We were in Sandusky, Ohio at Kalahari Resort and making jokes all week about me being pregnant. Nig kissed my stomach for the first time and talked to “the baby” that we assumed didn’t even exist yet. Something was different though…

August 19, 2012

I’m having a conversation with my mum about someone we knew that was pregnant and she randomly says to me “I don’t want you to think it’s the end of the world if you get pregnant now. I was 20 when I had you, does my life look ruined?”

I found the whole conversation really odd but didn’t think I was pregnant at the time so it was really inconsequential.

August 22, 2012

I had been feeling kind of different. I can’t exactly explain. I knew I had ovulated and I was sure we had missed the window for conception so I figured we were in the clear. A couple days prior Nig had asked me if I thought I was pregnant and I said no with half certainty but it did get me thinking.
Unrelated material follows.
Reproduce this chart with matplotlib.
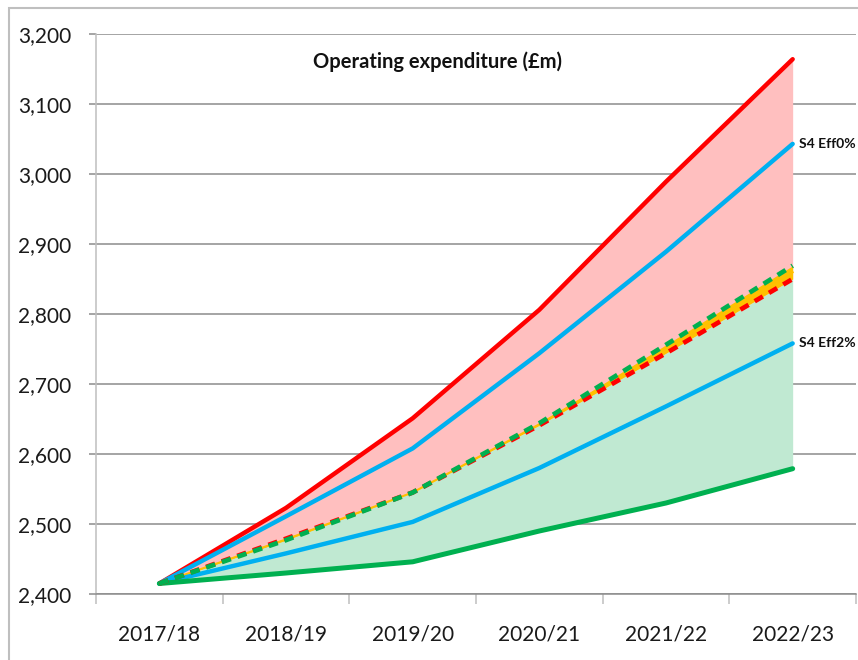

I knew my period was due the next day and decided to take a pregnancy test I had laying around. I’ve taken a million in the past and was expecting this one to be more of the same. I took a digital one and usually they take a while to show a result. I swear within 30 seconds, I saw this:

I was so excited but really nervous. We had definitely planed to have a baby in the next few years but right now? It seemed a little fast. We’re trying to buy a house and get married. I honestly wasn’t sure what to do but the more I sat with it, the more excited I got. Then I started telling the people closest to me and the excitement was contagious. Who doesn’t love a new baby?